Охрана труда, в которой безусловно нуждаются артисты в условиях системы прибылей, в то же время ограничивает возможность того, что определяется не абстрактным рабочим временем, а качеством объекта, возможность того, что неотъемлемо присуще музыке и что должны были бы осуществлять все, кто избрал музыку своей профессией. Когда-то музыкант бунтовал против механизма самосохранения, даже если и не осознавал этого. Он хочет добывать свой хлеб насущный "нищим искусством", хочет с самого начала сыграть шутку с рационализированным обществом. Подростки из немецких романов развития на рубеже двух веков, попадающие в поле действия бездушного механизма школы, находят иной, противостоящий ей мир в музыке; Ганно Будденброк – их прототип. Но общество предъявляет свой иск. Оно оставляет за собой право признать их и дать им возможность сносного существования – исчезающе-малому числу, как правило, исключительно одаренных музыкантов; но вот уже в течение десятилетий оно вознаграждает за труд только тех из них, кто с достаточной степенью произвольности избран такими монополистическими учреждениями, как крупнейшие концертные агентства, dependences
[81]промышленности радио и граммофонных пластинок.Звезды, будучи исключением, подтверждают правило: как примат общественно-полезного труда, так и то обстоятельство, что establishment
[82]не имеет ничего против духа, коль скоро этот дух приспосабливается к правилам игры конкурентной системы или следующих за ней систем. Но по отношению к большинству командиры музыкальной жизни проявляют полное безразличие. Истина, – что средний уровень исполнения не есть эстетический критерий и что он противоречит самой идее искусства, – превращается в идеологию. Волю музыкантов, стремящихся к абсолютному уровню, каким бы темным ни было это стремление, в наказание за это общество сламывает, доказывая им как дважды два, что их сил на это как раз и нехватило. Социальная психология, которая полагает, что стоит выше рессантимента оркестрантов, по этой самой причине ограничена: она не понимает правомерности этого чувства. Оркестранты очевидным образом испытывают на себе то, что тайно (о чем хорошо знал Фрейд) пронизывает всю буржуазную культуру в целом и определяет ее характер: жертвы, которые вынуждены приносить ей члены коллектива – все равно, ради самосохранения или ради дела, – напрасны, как в мифе. Обязанности оркестранта (они называют их "службой") по своему музыкально-духовному значению и по удовлетворению, которые они приносят каждому из них, не находятся ни в каком отношении к той утопии, которой увлечен был некогда каждый из них; рутинное исполнение, бездушная механистичность, некачественность игры каждого, исчезающей в общем оркестровом тутти, наконец, часто только фиктивное превосходство дирижера – все это порождает чувство усталости. "I just hate music" [83].Позитивизм оркестрантов, которые держатся за то, что можно проконтролировать: за красивое и ровное звучание аккордов, за точность выступлений, за способность понятно тактировать самые сложные ритмы – не только отражение их "конкретизма". Эти моменты – прибежище, их любовь к объекту, которая некогда вдохновляла их, эти моменты – совокупность всего того, что они, по их мнению, воплощают в действительность. Униженная, их любовь к делу сохраняется только в амбиции профессиональной правоты. Их враждебность духу, которую они разделяют со всеми коллективами, интегрированными и направленными против отдельной личности путем взаимного отождествления всех друг с другом, имеет и свою истинную сторону – очевидное и неопровержимое постижение узурпаторского момента духа в условиях господствующих общественных производственных отношений. Иногда они вознаграждают себя за это такими hobby, как фанатическое чтение или коллекционирование.

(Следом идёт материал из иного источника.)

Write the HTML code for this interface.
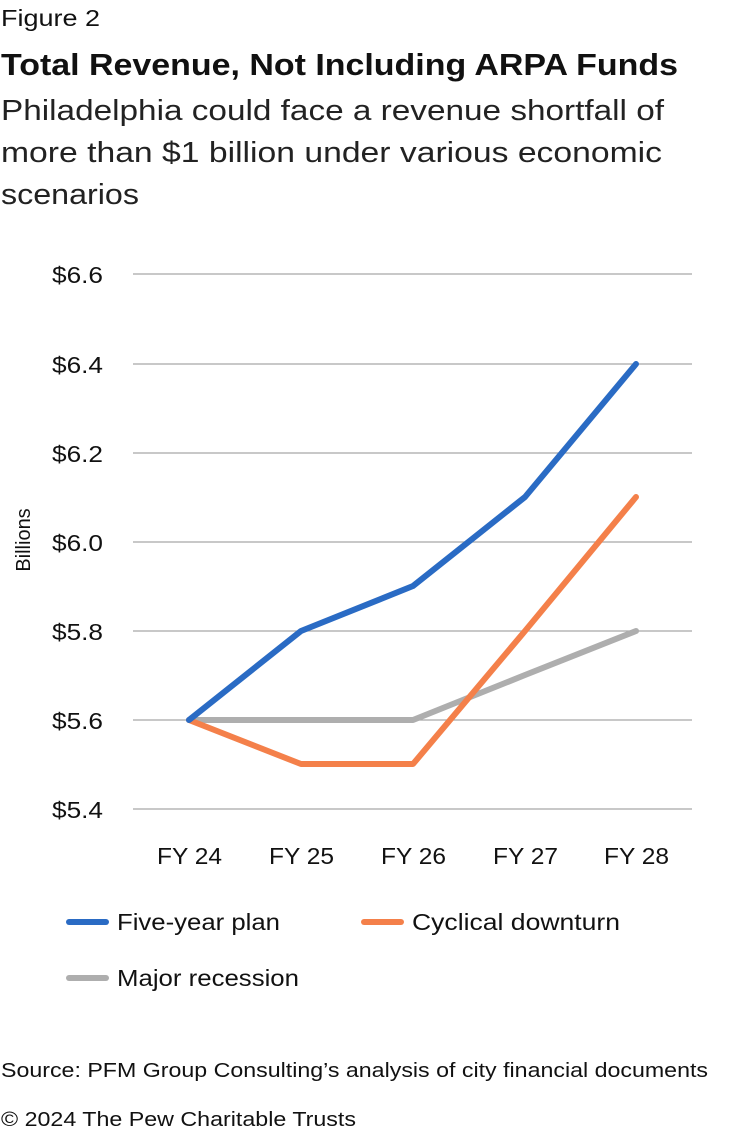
<!DOCTYPE html>
<html><head><meta charset="utf-8"><style>
html,body{margin:0;padding:0;background:#fff;}
svg{display:block;font-family:"Liberation Sans",sans-serif;}
</style></head><body>
<svg width="732" height="1134" viewBox="0 0 732 1134" xmlns="http://www.w3.org/2000/svg">
<text x="1" y="26" font-size="23" fill="#111" textLength="99" lengthAdjust="spacingAndGlyphs">Figure 2</text>
<text x="1" y="75" font-size="31" font-weight="bold" fill="#111" textLength="677" lengthAdjust="spacingAndGlyphs">Total Revenue, Not Including ARPA Funds</text>
<text x="1" y="120" font-size="29" fill="#222" textLength="663" lengthAdjust="spacingAndGlyphs">Philadelphia could face a revenue shortfall of</text>
<text x="1" y="162" font-size="29" fill="#222" textLength="661" lengthAdjust="spacingAndGlyphs">more than $1 billion under various economic</text>
<text x="1" y="204" font-size="29" fill="#222" textLength="138" lengthAdjust="spacingAndGlyphs">scenarios</text>
<g stroke="#a6a6a6" stroke-width="1.3">
<line x1="133" x2="692" y1="274" y2="274"/><line x1="133" x2="692" y1="364" y2="364"/>
<line x1="133" x2="692" y1="453" y2="453"/><line x1="133" x2="692" y1="542" y2="542"/>
<line x1="133" x2="692" y1="631" y2="631"/><line x1="133" x2="692" y1="720" y2="720"/>
<line x1="133" x2="692" y1="809" y2="809"/>
</g>
<g font-size="23" fill="#111">
<text x="52" y="283" textLength="51" lengthAdjust="spacingAndGlyphs">$6.6</text>
<text x="52" y="373" textLength="51" lengthAdjust="spacingAndGlyphs">$6.4</text>
<text x="52" y="462" textLength="51" lengthAdjust="spacingAndGlyphs">$6.2</text>
<text x="52" y="551" textLength="51" lengthAdjust="spacingAndGlyphs">$6.0</text>
<text x="52" y="640" textLength="51" lengthAdjust="spacingAndGlyphs">$5.8</text>
<text x="52" y="729" textLength="51" lengthAdjust="spacingAndGlyphs">$5.6</text>
<text x="52" y="818" textLength="51" lengthAdjust="spacingAndGlyphs">$5.4</text>
</g>
<text transform="translate(30,540) rotate(-90)" font-size="20" fill="#111" text-anchor="middle">Billions</text>
<g font-size="23" fill="#111">
<text x="157" y="864" textLength="65" lengthAdjust="spacingAndGlyphs">FY 24</text>
<text x="269" y="864" textLength="65" lengthAdjust="spacingAndGlyphs">FY 25</text>
<text x="381" y="864" textLength="65" lengthAdjust="spacingAndGlyphs">FY 26</text>
<text x="493" y="864" textLength="65" lengthAdjust="spacingAndGlyphs">FY 27</text>
<text x="604" y="864" textLength="65" lengthAdjust="spacingAndGlyphs">FY 28</text>
</g>
<g fill="none" stroke-width="6" stroke-linejoin="round" stroke-linecap="round">
<polyline stroke="#aeaeae" points="189,720 301,720 413,720 525,675 636,631"/>
<polyline stroke="#f4804a" points="189,720 301,764 413,764 525,631 636,497"/>
<polyline stroke="#2a6bc4" points="189,720 301,631 413,586 525,497 636,364"/>
</g>
<g stroke-width="6" stroke-linecap="round">
<line x1="69" x2="106" y1="922" y2="922" stroke="#2a6bc4"/>
<line x1="364" x2="401" y1="922" y2="922" stroke="#f4804a"/>
<line x1="69" x2="106" y1="978" y2="978" stroke="#aeaeae"/>
</g>
<g font-size="23" fill="#111">
<text x="117" y="930" textLength="163" lengthAdjust="spacingAndGlyphs">Five-year plan</text>
<text x="412" y="930" textLength="208" lengthAdjust="spacingAndGlyphs">Cyclical downturn</text>
<text x="117" y="986" textLength="182" lengthAdjust="spacingAndGlyphs">Major recession</text>
</g>
<text x="1" y="1077" font-size="20" fill="#111" textLength="707" lengthAdjust="spacingAndGlyphs">Source: PFM Group Consulting’s analysis of city financial documents</text>
<text x="1" y="1126" font-size="20" fill="#111" textLength="355" lengthAdjust="spacingAndGlyphs">© 2024 The Pew Charitable Trusts</text>
</svg>
</body></html>
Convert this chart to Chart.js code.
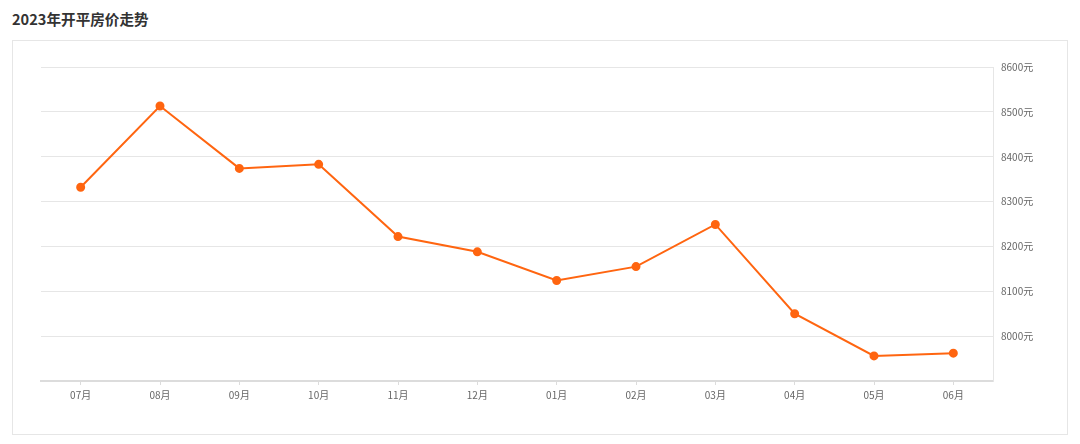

От их первоначальной увлеченности музыкой, от мечты о совершенно ином – от всего этого остается только добрая воля, коль скоро это иное является им в образе технической компетентности и, следовательно, уже не является больше иным. Если оркестранты, вместо того чтобы восторгаться музыкой подобно ее потребителям, ворчливо и ожесточенно вгрызаются в четверти и шестнадцатые, они этим в свою очередь оказывают честь музыке, в которой дух объективен, лишь поскольку он стал конфигурацией нот. Та утопия, которая некогда коснулась их, невозможна без чего-то бессмысленного, омраченного и искаженного, что пребывает на дне сознания; всему нормальному – не до того. Этот элемент становится зримым в образе беспрестанного поражения, – оркестранты имеют что-то общее с кафковским голодающим художником и с теми артистами, которые за мизерную плату разучивают головоломные цирковые номера.